I'd say just be straight up with him tonight. Let him know the friend request doesn't mean anything and you'll add whoever you want on Facebook. And that you're still just hanging out, not actually his girlfriend. If he's gonna trip about little things this early on, it probably won't get better later.
Some guys just get possessive cause they really like a girl, but that's no excuse to act jealous for no reason. Tell him to chill or you're not gonna keep seeing him. Don't put up with that middle school drama, ya know? Hopefully he listens and stops freaking out over nothing.
I was thinking it was his indirect way to let me know that he is my boyfriend or that he wants to be anyways. I feel strongly about him but wish he hold just come out and ask me to be his girlfriend. The answer would be yes.

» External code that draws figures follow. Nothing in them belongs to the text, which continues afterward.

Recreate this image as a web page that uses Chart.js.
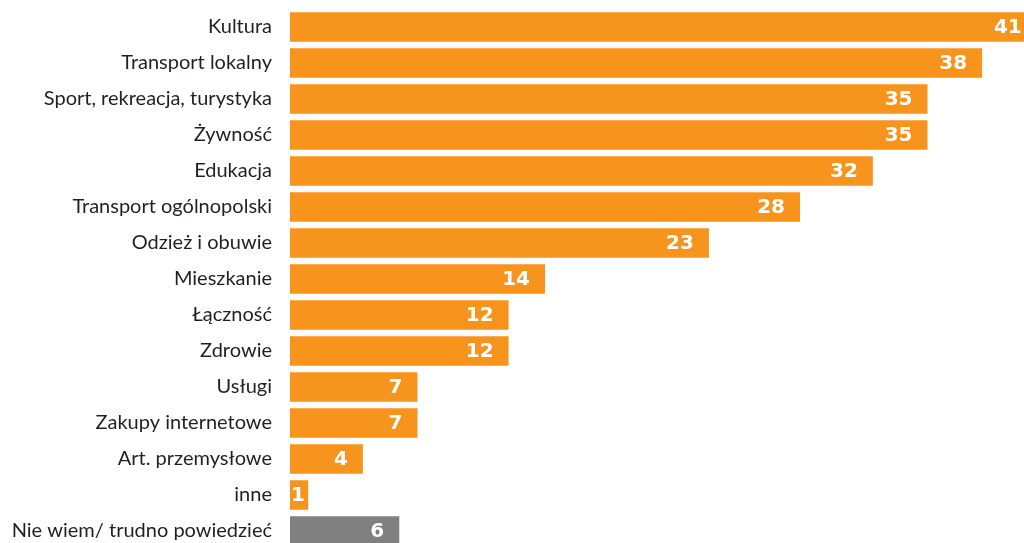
<!DOCTYPE html>
<html>
<head>
<meta charset="utf-8">
<script src="https://cdn.jsdelivr.net/npm/chart.js@4"></script>
<style>
html,body{margin:0;padding:0;background:#fff;overflow:hidden;width:1024px;height:543px;}
#wrap{position:absolute;left:0;top:0;width:1055px;height:550px;}
</style>
</head>
<body>
<div id="wrap"><canvas id="c" width="1055" height="550"></canvas></div>
<script>
const categories = ["Kultura","Transport lokalny","Sport, rekreacja, turystyka","Żywność","Edukacja","Transport ogólnopolski","Odzież i obuwie","Mieszkanie","Łączność","Zdrowie","Usługi","Zakupy internetowe","Art. przemysłowe","inne","Nie wiem/ trudno powiedzieć"];
const values = [41,38,35,35,32,28,23,14,12,12,7,7,4,1,6];
const barColors = values.map((v,i)=> i === values.length-1 ? "#808080" : "#F7941E");

const valueLabels = {
  id:'valueLabels',
  afterDatasetsDraw(chart){
    const ctx = chart.ctx;
    const meta = chart.getDatasetMeta(0);
    ctx.save();
    ctx.font = "bold 20px 'DejaVu Sans'";
    ctx.fillStyle = "#ffffff";
    ctx.textBaseline = "middle";
    ctx.textAlign = "left";
    meta.data.forEach((bar,i)=>{
      const txt = String(values[i]);
      const w = ctx.measureText(txt).width;
      let x = bar.x - 15 - w;
      if (x < bar.base + 1) x = bar.base + 1;
      ctx.fillText(txt, x, bar.y + 1);
    });
    ctx.restore();
  }
};

new Chart(document.getElementById('c'), {
  type:'bar',
  data:{labels:categories, datasets:[{data:values, backgroundColor:barColors, borderWidth:0, barPercentage:0.82, categoryPercentage:1.0}]},
  options:{
    indexAxis:'y',
    responsive:false,
    animation:false,
    layout:{padding:{top:9,bottom:1,left:0,right:0}},
    plugins:{legend:{display:false},tooltip:{enabled:false}},
    scales:{
      x:{display:false,min:0,max:42},
      y:{
        afterFit(scale){scale.width=290; scale.paddingTop=0; scale.paddingBottom=0;},
        grid:{display:false,drawTicks:false},
        border:{display:false},
        ticks:{padding:18,color:"#231f20",font:{family:"Lato",size:20},autoSkip:false}
      }
    }
  },
  plugins:[valueLabels]
});
</script>
</body>
</html>
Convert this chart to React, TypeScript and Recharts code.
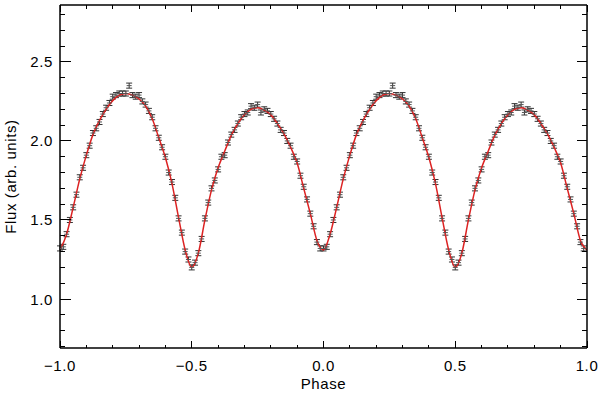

Ah yeah that makes sense. Some guys are just weird about being direct with stuff like that. If he's bringing up other guys and talking about being "your boyfriend" even though you're not official, it sounds like his weird way of trying to claim you without actually asking. I'd say next time you see him, just be straight up and say something like "Look, I really like you and want to be your girlfriend. But you've gotta ask me properly instead of doing this weird possessive thing." That'll clear the air and hopefully he'll man up and actually ask you out. Guys can be dumb sometimes, maybe he's just insecure. But let him know you want it too so he doesn't have to be. Hope it works out!